Vector semi-rational rogon-solitons and asymptotic analysis for any multi-component Hirota equations with mixed backgrounds

Abstract

Abstract The Hirota equation can be used to describe the wave propagation of an ultrashort optical field. In this paper, the multi-component Hirota (alias n-Hirota, i.e. n-component third-order nonlinear Schrödinger) equations with mixed non-zero and zero boundary conditions are explored. We employ the multiple roots of the characteristic polynomial related to the Lax pair and modified Darboux transform to find vector semi-rational rogon-soliton solutions (i.e. nonlinear combinations of rogon and soliton solutions).

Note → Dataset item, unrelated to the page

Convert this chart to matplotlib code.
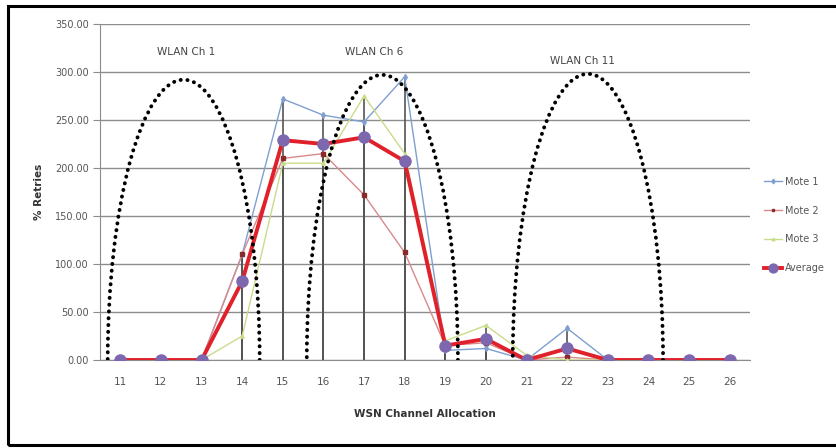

The semi-rational rogon-soliton features can be modulated by the polynomial degree. For the larger solution parameters, the first m (m < n) components with non-zero backgrounds can be decomposed into rational rogons and grey-like solitons, and the last n − m components with zero backgrounds can approach bright-like solitons. Moreover, we analyze the accelerations and curvatures of the quasi-characteristic curves, as well as the variations of accelerations with the distances to judge the interaction intensities between rogons and grey-like solitons. We also find the semi-rational rogon-soliton solutions with ultra-high amplitudes. In particular, we can also deduce vector semi-rational solitons of the n-component complex mKdV equation. These results will be useful to further study the related nonlinear wave phenomena of multi-component physical models with mixed background, and even design the related physical experiments.